The π cornerhorn reaches pretty high because of its simple design. It provides useable output over the woofer's entire range.On casual inspection, one would expect a self-cancelling reflection notch in amplitude response at the frequency where the woofer was 1/4λ from the wall. When I first designed it, I intended to always crossover below that frequency or at least near it, using the notch to help rolloff the woofer.
As it happens, there is no well-defined self-cancelling reflection notch. It does not happen because of the numerous path lengths from all the possible wavefront angles from edge to edge. Instead, the 1/4λ boundary frequency marks the start of a transition from point source to multi-path dense interference, which reduces output slightly but at a fairly uniform amplitude.
In fact, I experimented for a few years with a two-way design because of this property. It works pretty well, to be honest, better than you would expect. But I prefer to crossover as the original design intended, below the 1/4λ boundary frequency.
That works out very well, because having two overlapping sound sources stacked vertically at low midrange frequencies helps prevent floor bounce from either one. They combine coherently on the forward axis and off-axis along the horizontal plane, and in the vertical plane the two interact with each other and with their ground reflections to act like four sound sources.
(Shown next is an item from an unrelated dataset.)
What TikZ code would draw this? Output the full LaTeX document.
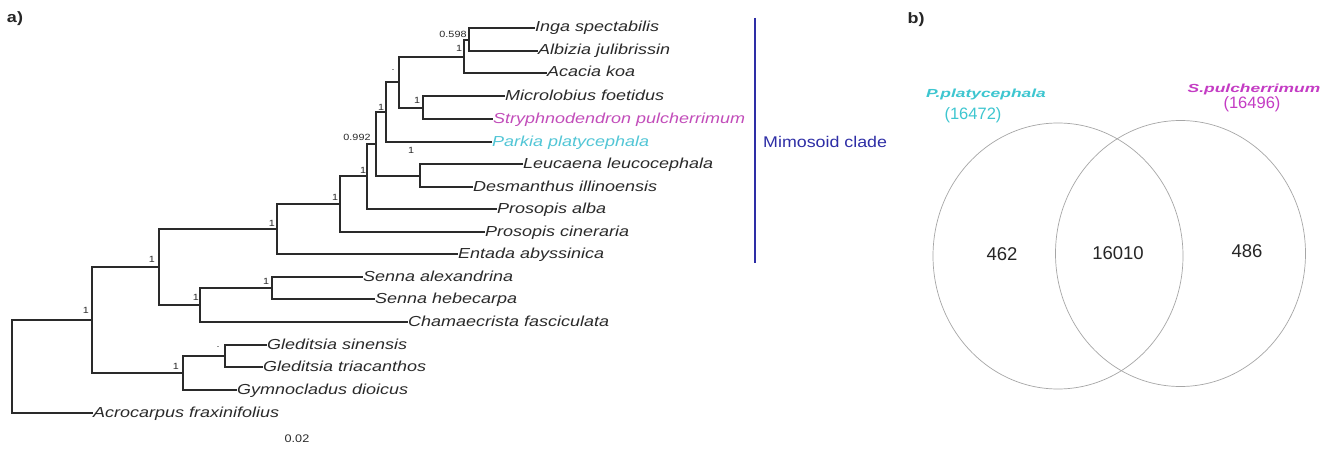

Wide overlap works best, because it allows the woofer and midrange to blend with each other. As frequency rises, past the 1/4λ boundary frequency, the interactions between reflections become complex. But this happens to be pretty close to the Schroeder frequency, where room modes become so closely spaced as to become indistinguishable. Above that frequency, sound acts more as a reverberent field and less as discrete room modes.